In April 1782, after leaving the Army, Lee married his second cousin nineteen year old Matilda Lee (1764-90), the daughter of Philip Ludwell Lee (1727-75) and heiress to Stratford Hall plantation It was while married to Matilda that Henry began the task of building a great fortune by speculating in real estate. He had observed how Washington had profited by buying land on the frontier and selling it at a profit as the tide of migration moved west. What could be easier? The Lees had long looked to the Potomac river, flowing by their very doors at Leesylvania and Stratford Hall, as their road to fortune. To Henry the key to that fortune lay at the falls of the Potomac. By-pass the falls and all the commerce of the west could flow down the river. They would make their fortune in that city at the falls. Henry set out to achieve his dream by acquiring tracts of western land, participating with Washington and John Potts Jr.in the Potomac Canal Company and beginning to build a city at the falls, named Matildaville in his wife's honor.

Lee's success as a military man lay in his knowledge of horses, of men and of tactics learned from the British. Lee however was no surveyor as was Washington, nor had he a mind for finance. Perhaps it was vanity or his quick early success which prevented his repair of this lack, but it would cost him and his family dearly.

Great Falls of the Potomac
Great Falls of the Potomac
Great Falls National Park, Va.
First there was the problem of digging the canal. When finished it would be hailed as the greatest engineering feat of nineteenth century America. But that was too late to help Lee. Second there was the western land speculation. The expected flow of European capital into the new land went instead to the Napoleonic wars. This brought ruin to Robert Morris, financier of the American Revolution, who could not repay sizeable loans made by Henry. Henry would have inspected carefully the equipage of his horses, but he did not look closely at the deals he made. One involved the purchase of 300,000 acres of land which proved upon survey to have been only 133,000 acres. Finally, he did not insure clear title to the land on which he was building Matildaville and so could not collect rents. Had he the least business sense he would have noted that while he was buying property, his model, Washington, was selling.

Many faced with such a situation would have retrenched seeking to learn from their errors, but that was not Henry's way. He reacted as he did in battle, choosing to press ahead and fight his way out. In so doing, he eventually was forced to resort to measures which were clearly immoral if not illegal, ruining family and friends in the process.
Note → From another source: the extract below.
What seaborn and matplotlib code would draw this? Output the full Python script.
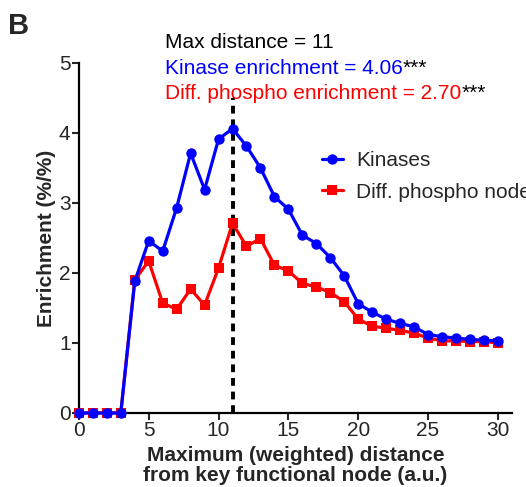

He offered for security land he no longer owned, he appropriated the money for his daughter's dowry, and he even gave George Washington a bad check. It should be noted that such conduct was not unknown among others and that there were no forgiving bankruptcy laws in his day. Even in his financial ruin he remained a source of aid to his beloved veterans.

After leaving the Army Henry served in the Congress under the Articles of Confederation. There he observed the folly of a government unable to levy taxes and acting more like a congress of emissaries from sovereign governments than as a national government. Here, the problems of the canal company helped set the stage for a series of meetings which eventuated in the Philadelphia Constitutional Convention of 1789. He wholeheartedly supported the work of the Convention. He lamented its failure to provide for the eventual end to slavery, but did nothing to achieve this end, in part through fear of a slave insurrection. In Virginia he worked for ratification against the opposition of Patrick Henry. In the ratifying convention his arguments had the added weight of his close association with Washington; who, seeing a conflict of interest, did not participate. In these debates, Lee alone of the founding generation stated that this was an indissoluble union.